Liebe Edelgard Spiegelberg, heute ist der Tag, an dem wir Ihnen für all Ihre Taten, Ihre Inspiration und Ihren unermüdlichen Einsatz danken möchten. Sie haben das Leben vieler Menschen berührt und einen bleibenden Eindruck hinterlassen. Im Namen aller, die von Ihrer Arbeit und Ihrem Wirken profitiert haben, wünschen wir Ihnen einen wohlverdienten Ruhestand. Mögen die kommenden Jahre voller Glück, Gesundheit und Zufriedenheit sein. Sie haben sich diese Zeit der Ruhe und des Genießens redlich verdient. Und wenn Sie einmal Halsschmerzen haben, haben Sie ja von mir einen Tipp bekommen, was sicherlich dagegen helfen wird…

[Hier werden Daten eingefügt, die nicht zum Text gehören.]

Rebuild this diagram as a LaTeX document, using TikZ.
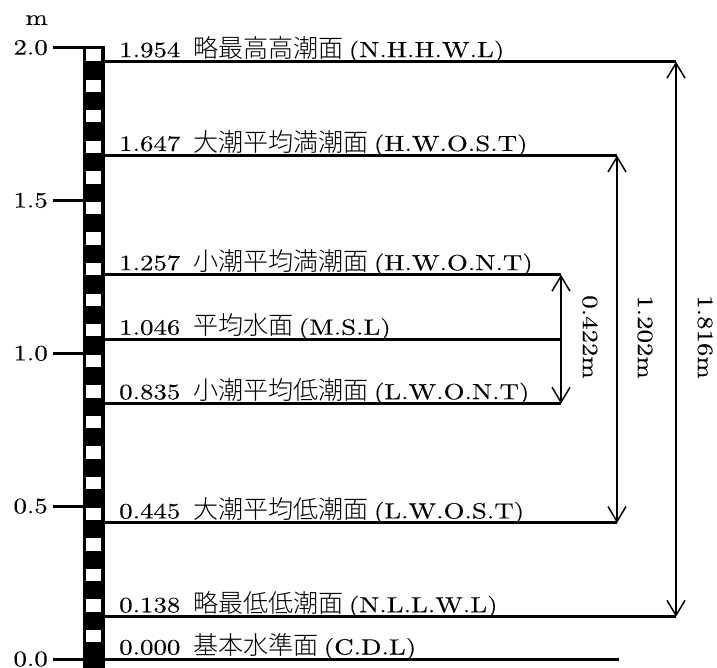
\documentclass[tikz,border=0pt]{standalone}
\usepackage{fontspec}
\setmainfont{lmroman10-regular.otf}[FakeStretch=1.22,FakeBold=0.2]
\newfontfamily\jpfont[Scale=1.14]{Noto Sans CJK JP Light}
\usetikzlibrary{arrows.meta}
\newcommand\lvltxt[3]{#1\hspace{13pt}{\jpfont #2}\hspace{5pt}(#3)}
\begin{document}
\begin{tikzpicture}[x=1pt,y=305.7pt,
  txt/.style={font=\fontsize{22}{26}\selectfont, inner sep=0pt},
  lvltext/.style={txt, anchor=base west, yshift=4.5pt},
  levelline/.style={line width=3pt},
  tickline/.style={line width=3pt},
  dim/.style={line width=1.5pt, {Straight Barb[length=15pt,width=18pt]}-{Straight Barb[length=15pt,width=18pt]}},
  vlab/.style={txt, rotate=-90}
]
\useasboundingbox (0,-0.02617) rectangle (717,2.15571);

% staff
\fill[black] (83,-0.1) rectangle (105,2.0);
\foreach \k in {1,...,20}{
  \pgfmathsetmacro\ylo{0.1*\k-0.05+0.0049}
  \pgfmathsetmacro\yhi{0.1*\k-0.0049}
  \fill[white] (86,\ylo) rectangle (101,\yhi);
}

% ticks and scale labels
\draw[tickline] (53,2.0) -- (105,2.0);
\foreach \v in {1.5,1.0,0.5,0.0}{
  \draw[tickline] (53,\v) -- (83.5,\v);
}
\node[txt, anchor=east] (s20) at (48,2.0) {2.0};
\node[txt, anchor=east] (s15) at (48,1.5) {1.5};
\node[txt, anchor=east] (s10) at (48,1.0) {1.0};
\node[txt, anchor=east] (s05) at (48,0.5) {0.5};
\node[txt, anchor=east] (s00) at (48,0.0) {0.0};
\node[txt, anchor=base east] (unit) at (48,2.0739) {m};

% level lines
\coordinate (a1) at (104,1.954); \coordinate (b1) at (676,1.954);
\coordinate (a2) at (104,1.647); \coordinate (b2) at (617,1.647);
\coordinate (a3) at (104,1.257); \coordinate (b3) at (561,1.257);
\coordinate (a4) at (104,1.046); \coordinate (b4) at (561,1.046);
\coordinate (a5) at (104,0.835); \coordinate (b5) at (561,0.835);
\coordinate (a6) at (104,0.445); \coordinate (b6) at (617,0.445);
\coordinate (a7) at (104,0.138); \coordinate (b7) at (676,0.138);
\coordinate (a8) at (104,0.000); \coordinate (b8) at (619,0.000);
\foreach \i in {1,...,8}{ \draw[levelline] (a\i) -- (b\i); }

\node[lvltext] (n1) at (119,1.954) {\lvltxt{1.954}{略最高高潮面}{N.H.H.W.L}};
\node[lvltext] (n2) at (119,1.647) {\lvltxt{1.647}{大潮平均満潮面}{H.W.O.S.T}};
\node[lvltext] (n3) at (119,1.257) {\lvltxt{1.257}{小潮平均満潮面}{H.W.O.N.T}};
\node[lvltext] (n4) at (119,1.046) {\lvltxt{1.046}{平均水面}{M.S.L}};
\node[lvltext] (n5) at (119,0.835) {\lvltxt{0.835}{小潮平均低潮面}{L.W.O.N.T}};
\node[lvltext] (n6) at (119,0.445) {\lvltxt{0.445}{大潮平均低潮面}{L.W.O.S.T}};
\node[lvltext] (n7) at (119,0.138) {\lvltxt{0.138}{略最低低潮面}{N.L.L.W.L}};
\node[lvltext] (n8) at (119,0.000) {\lvltxt{0.000}{基本水準面}{C.D.L}};

% dimension arrows
\draw[dim] (b3) -- (b5);
\draw[dim] (b2) -- (b6);
\draw[dim] (b1) -- (b7);
\node[vlab] (d1) at (590,1.0533) {0.422m};
\node[vlab] (d2) at (645,1.0533) {1.202m};
\node[vlab] (d3) at (705,1.0533) {1.816m};
\end{tikzpicture}
\end{document}
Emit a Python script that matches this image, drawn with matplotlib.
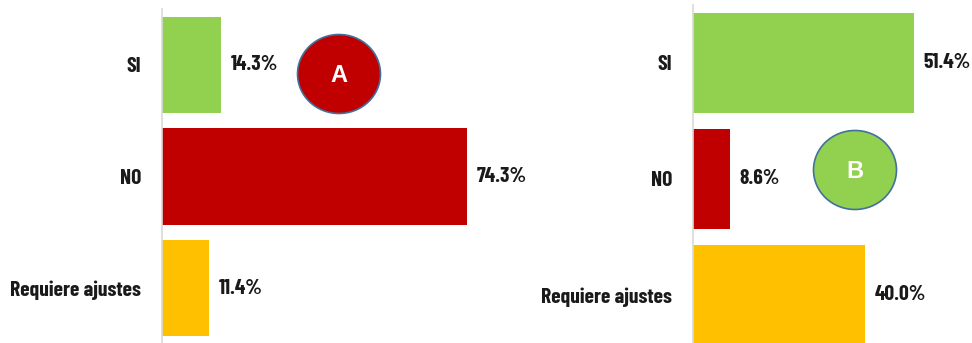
import matplotlib
matplotlib.use("Agg")
import matplotlib.pyplot as plt
from matplotlib.patches import Ellipse

# survey answers, two groups
categories = ["SI", "NO", "Requiere ajustes"]
values_a = [14.3, 74.3, 11.4]
values_b = [51.4, 8.6, 40.0]
bar_colors = ["#92D050", "#C00000", "#FFC000"]

W, H = 972, 343
DPI = 100
FONT = ["Barlow Condensed", "DejaVu Sans"]


def px_box(x0, y_top, width, height):
    # pixel box (top-left origin) -> figure fraction rect
    return [x0 / W, (H - y_top - height) / H, width / W, height / H]


def draw_bars(ax, values, xmax):
    ypos = list(range(len(categories)))
    ax.barh(ypos, values, height=0.86, color=bar_colors)
    ax.set_xlim(0, xmax)
    ax.set_ylim(len(categories) - 0.5, -0.5)
    ax.set_yticks(ypos)
    ax.set_yticklabels(categories, fontsize=15.5, fontweight="bold",
                       family=FONT, color="#1a1a1a")
    ax.tick_params(axis="y", length=0, pad=15)
    ax.set_xticks([])
    for s in ["top", "right", "bottom"]:
        ax.spines[s].set_visible(False)
    ax.spines["left"].set_color("#d9d9d9")
    ax.spines["left"].set_linewidth(1.2)
    for y, v in zip(ypos, values):
        ax.annotate(f"{v:.1f}%", (v, y), xytext=(7, 0), textcoords="offset points",
                    va="center", ha="left", fontsize=15.5, fontweight="bold",
                    family=FONT, color="#1a1a1a")
    ax.patch.set_alpha(0)


fig = plt.figure(figsize=(W / DPI, H / DPI), dpi=DPI)

# left chart: 1% ~ 4.1 px
ax1 = fig.add_axes(px_box(162, 9, 80 * 4.1, 335))
draw_bars(ax1, values_a, 80)

# right chart: 1% ~ 4.3 px
ax2 = fig.add_axes(px_box(693, 5, 60 * 4.3, 348))
draw_bars(ax2, values_b, 60)

# overlay in pixel coordinates for the badges
ov = fig.add_axes([0, 0, 1, 1])
ov.set_xlim(0, W)
ov.set_ylim(H, 0)
ov.axis("off")
ov.patch.set_alpha(0)

badges = [("A", 339, 74, "#C00000"), ("B", 855, 170, "#92D050")]
for letter, cx, cy, col in badges:
    ov.add_patch(Ellipse((cx, cy), 83, 79, facecolor=col,
                         edgecolor="#41719C", linewidth=1.2))
    ov.text(cx, cy + 1, letter, ha="center", va="center", color="white",
            fontsize=17, fontweight="bold", family=["Liberation Sans", "DejaVu Sans"])

fig.savefig("out.png", dpi=DPI)
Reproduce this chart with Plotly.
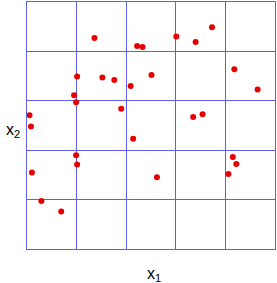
import plotly.graph_objects as go

x1 = [1.36, 2.22, 2.33, 1.01, 1.52, 1.76, 2.09, 0.95, 0.99, 1.90, 0.05, 0.08, 2.14,
      3.01, 3.40, 3.73, 2.51, 4.18, 4.65, 3.35, 3.54,
      0.99, 1.01, 0.10, 0.29, 0.69, 2.62, 4.15, 4.22, 4.06]
x2 = [4.27, 4.11, 4.09, 3.49, 3.47, 3.42, 3.30, 3.11, 2.97, 2.84, 2.71, 2.48, 2.23,
      4.30, 4.19, 4.49, 3.52, 3.64, 3.23, 2.67, 2.73,
      1.90, 1.71, 1.55, 0.97, 0.76, 1.45, 1.86, 1.72, 1.52]

grid_color = "rgb(95,95,235)"

fig = go.Figure()
fig.add_trace(go.Scatter(x=x1, y=x2, mode="markers",
                         marker=dict(color="rgb(230,0,0)", size=6, line=dict(width=0)),
                         showlegend=False))

axis_common = dict(range=[0, 5], dtick=1, tick0=0, showgrid=True, gridcolor=grid_color,
                   gridwidth=1, showticklabels=False, ticks="", zeroline=False,
                   showline=True, linecolor=grid_color, linewidth=1, mirror=True,
                   fixedrange=True)
fig.update_xaxes(**axis_common)
fig.update_yaxes(**axis_common)

font = dict(family="Liberation Sans, Arial, sans-serif", size=16, color="black")
fig.add_annotation(text="x<sub>1</sub>", x=0.5, y=0, xref="paper", yref="paper",
                   xanchor="center", yanchor="top", showarrow=False, font=font,
                   xshift=3, yshift=-14)
fig.add_annotation(text="x<sub>2</sub>", x=0, y=0.5, xref="paper", yref="paper",
                   xanchor="right", yanchor="middle", showarrow=False, font=font,
                   xshift=-5, yshift=-5)

fig.update_layout(width=277, height=283,
                  margin=dict(l=27, r=2, t=2, b=34),
                  plot_bgcolor="white", paper_bgcolor="white")

fig.write_html("out.html", config={"displayModeBar": False},
               post_script="document.body.style.margin='0';document.body.style.overflow='hidden';")
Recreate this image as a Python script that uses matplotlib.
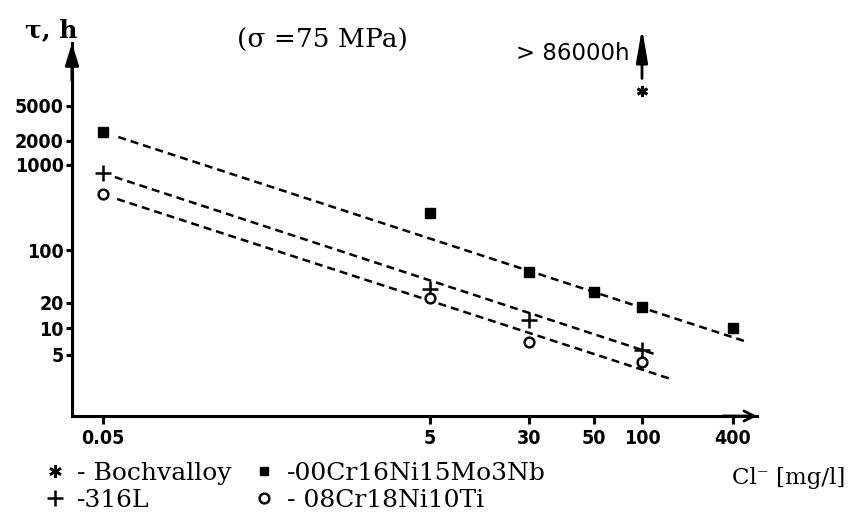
import numpy as np
import matplotlib
matplotlib.use("Agg")
import matplotlib.pyplot as plt
from matplotlib.lines import Line2D

# ---------------- data ----------------
cl_ticks = [0.05, 5, 30, 50, 100, 400]
cl_tick_labels = ["0.05", "5", "30", "50", "100", "400"]
tau_ticks = [5, 10, 20, 100, 1000, 2000, 5000]
tau_tick_labels = ["5", "10", "20", "100", "1000", "2000", "5000"]

series_names = ["Bochvalloy", "316L", "00Cr16Ni15Mo3Nb", "08Cr18Ni10Ti"]

nb_x = [0.05, 5, 30, 50, 100, 400]          # 00Cr16Ni15Mo3Nb (squares)
nb_y = [2500, 270, 51, 28, 18, 10]
l316_x = [0.05, 5, 30, 100]                 # 316L (plus)
l316_y = [800, 31, 12.5, 5.7]
ti_x = [0.05, 5, 30, 100]                   # 08Cr18Ni10Ti (circles)
ti_y = [450, 23, 7.0, 4.2]
boch_x = [100]                              # Bochvalloy (off scale)
boch_y = [86000]
off_scale_y = 7400                          # where off-scale values are drawn

# fitted (dashed) trend lines: end points
fit_nb_x = [0.062, 495]
fit_nb_y = [2220, 7.0]
fit_316_x = [0.059, 122]
fit_316_y = [722, 5.1]
fit_ti_x = [0.061, 156]
fit_ti_y = [398, 2.7]

# ---------------- scales: the scanned axes are only roughly logarithmic ----
x_anchor_log = [-3.0] + list(np.log10(cl_ticks)) + [4.0]
x_anchor_pos = [-175, 103, 430, 529, 594, 642, 733, 944]
y_anchor_log = [-1.0] + list(np.log10(tau_ticks)) + [6.0]
y_anchor_pos = [12, 165, 192, 217, 270, 355, 379, 414, 616]


def fx(v):
    v = np.clip(np.asarray(v, dtype=float), 1e-12, None)
    return np.interp(np.log10(v), x_anchor_log, x_anchor_pos)


def ifx(t):
    return 10 ** np.interp(np.asarray(t, dtype=float), x_anchor_pos, x_anchor_log)


def fy(v):
    v = np.clip(np.asarray(v, dtype=float), 1e-12, None)
    return np.interp(np.log10(v), y_anchor_log, y_anchor_pos)


def ify(t):
    return 10 ** np.interp(np.asarray(t, dtype=float), y_anchor_pos, y_anchor_log)


W, H = 850, 520
fig = plt.figure(figsize=(W / 100, H / 100), dpi=100)
fig.patch.set_facecolor("white")

ax_l, ax_r, ax_b, ax_t = 72, 757, 416, 43   # pixel frame
ax = fig.add_axes([ax_l / W, (H - ax_b) / H, (ax_r - ax_l) / W, (ax_b - ax_t) / H])
ax.set_xscale("function", functions=(fx, ifx))
ax.set_yscale("function", functions=(fy, ify))
ax.set_xlim(float(ifx(ax_l)), float(ifx(ax_r)))
ax.set_ylim(float(ify(H - ax_b)), float(ify(H - ax_t)))

dash = (0, (3.2, 2.0))
lw_fit = 1.8
ax.plot(fit_nb_x, fit_nb_y, color="black", lw=lw_fit, linestyle=dash)
ax.plot(fit_316_x, fit_316_y, color="black", lw=lw_fit, linestyle=dash)
ax.plot(fit_ti_x, fit_ti_y, color="black", lw=lw_fit, linestyle=dash)

ax.plot(nb_x, nb_y, linestyle="none", marker="s", markersize=7.5,
        color="black", clip_on=False)
ax.plot(l316_x, l316_y, linestyle="none", marker="+", markersize=11,
        markeredgewidth=1.8, color="black", clip_on=False)
ax.plot(ti_x, ti_y, linestyle="none", marker="o", markersize=7,
        markerfacecolor="white", markeredgewidth=1.8, color="black", clip_on=False)

boch_plot_y = np.minimum(boch_y, off_scale_y)
ax.plot(boch_x, boch_plot_y, linestyle="none", marker=(6, 2, 0), markersize=8,
        markeredgewidth=2, color="black", clip_on=False)
ax.annotate("", xy=(boch_x[0], 1.04), xycoords=("data", "axes fraction"),
            xytext=(boch_x[0], 0.905), textcoords=("data", "axes fraction"),
            arrowprops=dict(arrowstyle="-|>,head_length=1.0,head_width=0.17",
                            lw=2.0, color="black",
                            mutation_scale=20, shrinkA=0, shrinkB=0),
            annotation_clip=False)
ax.annotate(f"> {boch_y[0]}h", xy=(boch_x[0], 0.973),
            xycoords=("data", "axes fraction"), xytext=(-9, 0),
            textcoords="offset points", ha="right", va="center",
            fontsize=16.5, family="DejaVu Sans", annotation_clip=False)

# axes styling
for s in ["top", "right"]:
    ax.spines[s].set_visible(False)
for s in ["left", "bottom"]:
    ax.spines[s].set_linewidth(2.2)
ax.annotate("", xy=(0, 1.0), xycoords="axes fraction", xytext=(0, 0.9),
            textcoords="axes fraction",
            arrowprops=dict(arrowstyle="-|>,head_length=0.65,head_width=0.2",
                            lw=2.2, color="black",
                            mutation_scale=20, shrinkA=0, shrinkB=0),
            annotation_clip=False)
ax.annotate("", xy=(1.0, 0), xycoords="axes fraction", xytext=(0.95, 0),
            textcoords="axes fraction",
            arrowprops=dict(arrowstyle="->", lw=2.0, color="black",
                            mutation_scale=18, shrinkA=0, shrinkB=0),
            annotation_clip=False)

tick_font = dict(family="DejaVu Sans", weight="bold", stretch="condensed", size=14)
ax.set_xticks(cl_ticks)
ax.set_xticklabels(cl_tick_labels, fontdict=tick_font)
ax.set_yticks(tau_ticks)
ax.set_yticklabels(tau_tick_labels, fontdict=tick_font)
ax.minorticks_off()
ax.tick_params(axis="x", direction="out", length=6, width=2.2, pad=3)
ax.tick_params(axis="y", direction="out", length=4, width=2.2, pad=2)

serif = ["DejaVu Serif", "Liberation Serif"]
fig.text(25 / W, 1 - 30 / H, "τ, h", family=serif, weight="bold",
         fontsize=18, ha="left", va="center")
fig.text(322 / W, 1 - 40 / H, "(σ =75 MPa)", family=serif, fontsize=19,
         ha="center", va="center")
fig.text(845 / W, 1 - 478 / H, "Cl⁻ [mg/l]", family=serif, fontsize=16.5,
         ha="right", va="center")

# legend
handles = [
    Line2D([], [], linestyle="none", marker=(6, 2, 0), markersize=9,
           markeredgewidth=1.8, color="black"),
    Line2D([], [], linestyle="none", marker="+", markersize=12,
           markeredgewidth=1.8, color="black"),
    Line2D([], [], linestyle="none", marker="s", markersize=6, color="black"),
    Line2D([], [], linestyle="none", marker="o", markersize=7,
           markerfacecolor="white", markeredgewidth=1.8, color="black"),
]
labels = [f"- {series_names[0]}", f"-{series_names[1]}",
          f"-{series_names[2]}", f"- {series_names[3]}"]
fig.legend(handles, labels, ncol=2, loc="upper left",
           bbox_to_anchor=(46 / W, 1 - 462 / H), frameon=False,
           prop=dict(family=serif, size=18), borderpad=0, borderaxespad=0,
           handlelength=0.7, handletextpad=0.55, columnspacing=0.95,
           labelspacing=0.15)

fig.savefig("out.png", dpi=100, facecolor="white")
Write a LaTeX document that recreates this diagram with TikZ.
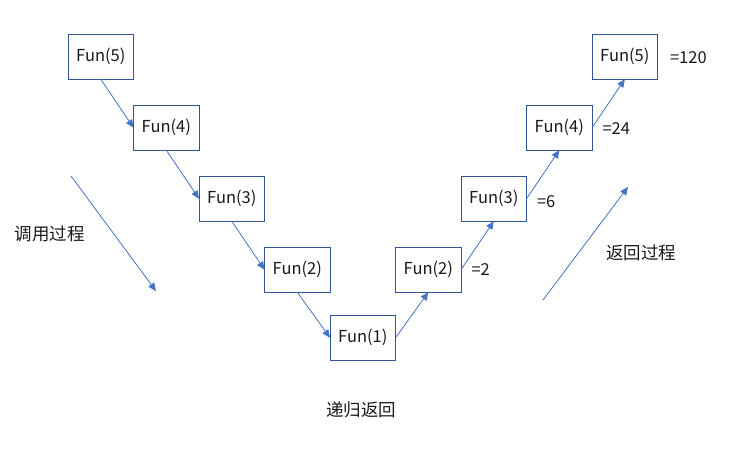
\documentclass[tikz,border=0pt]{standalone}
\usepackage{fontspec}
\setmainfont{Noto Sans CJK SC}
\usetikzlibrary{positioning,arrows.meta}
\definecolor{boxblue}{HTML}{2F5597}
\definecolor{arrowblue}{HTML}{4472C4}
\begin{document}
\begin{tikzpicture}[x=1pt,y=-1pt,
    funbox/.style={draw=boxblue, line width=1pt, minimum width=65.5pt, minimum height=45pt, inner sep=0pt, outer sep=0pt},
    callarrow/.style={arrowblue, line width=0.8pt, -{Triangle[length=8pt,width=7pt]}},
    every node/.style={font=\fontsize{16.5}{19}\selectfont, text=black!90},
    steplabel/.style={font=\fontsize{17.5}{20}\selectfont}]
            \useasboundingbox (0,0) rectangle (742,448);
            % Nodes
            \node[funbox] (call5) at (100.8,56.7) {Fun(5)};
            \node[funbox, below right=26pt and 0pt of call5] (call4) {Fun(4)};
            \node[funbox, below right=26pt and 0pt of call4] (call3) {Fun(3)};
            \node[funbox, below right=26pt and 0pt of call3] (call2) {Fun(2)};
            \node[funbox, below right=23pt and 0pt of call2] (call1) {Fun(1)};
            \node[funbox, above right=23pt and 0pt of call1] (ret2) {Fun(2)};
            \node[funbox, above right=26pt and 0pt of ret2] (ret3) {Fun(3)};
            \node[funbox, above right=26pt and 0pt of ret3] (ret4) {Fun(4)};
            \node[funbox, above right=26pt and 0pt of ret4] (ret5) {Fun(5)};

            \node[right=7pt of ret2] (val2) {=2};
            \node[right=7pt of ret3, yshift=-3pt] (val6) {=6};
            \node[right=7pt of ret4, yshift=-1pt] (val24) {=24};
            \node[right=9pt of ret5, yshift=-1pt] (val120) {=120};

            \node[steplabel] (calllabel) at (50,234) {调用过程};
            \node[steplabel] (retlabel) at (641,253) {返回过程};
            \node[steplabel] (title) at (361,410) {递归返回};

            \coordinate (callstart) at (71,176);
            \coordinate (callend) at (156,291);
            \coordinate (retstart) at (543,300);
            \coordinate (retend) at (628,187);

            % Arrows
            \draw[callarrow] (call5.south) -- (call4.west);
            \draw[callarrow] (call4.south) -- (call3.west);
            \draw[callarrow] (call3.south) -- (call2.west);
            \draw[callarrow] (call2.south) -- (call1.west);
            \draw[callarrow] (call1.east) -- (ret2.south);
            \draw[callarrow] (ret2.east) -- (ret3.south);
            \draw[callarrow] (ret3.east) -- (ret4.south);
            \draw[callarrow] (ret4.east) -- (ret5.south);
            \draw[callarrow] (callstart) -- (callend);
            \draw[callarrow] (retstart) -- (retend);
        \end{tikzpicture}
\end{document}
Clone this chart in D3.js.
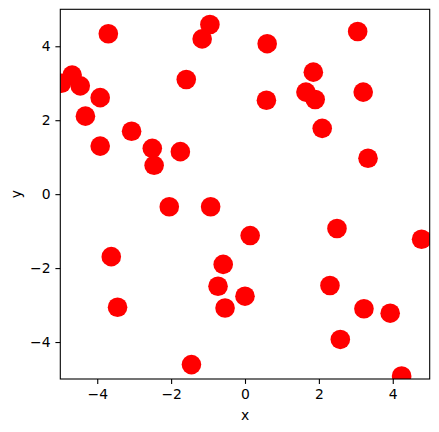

Siehe ich bin mit dir und will dich behüten, wo du hinziehst. Nun ziehen Sie in den Ruhestand. Der Segen geht aber noch weiter: Siehe ich bin mit dir und will dich behüten, wo du hinziehst, und will dich wieder herbringen in dies Land.

Wir hoffen, dass Sie sich nach einer angemessenen Ruhepause auch einladen lassen zu Ehemaligentreffen und Festen und dass sie die Geschicke des Frauenheims mit ihren Gebeten und guten Gedanken begleiten.

Danke, Edelgard Spiegelberg, für alles, was Sie getan haben.
Herzlichen Glückwunsch und alles Gute!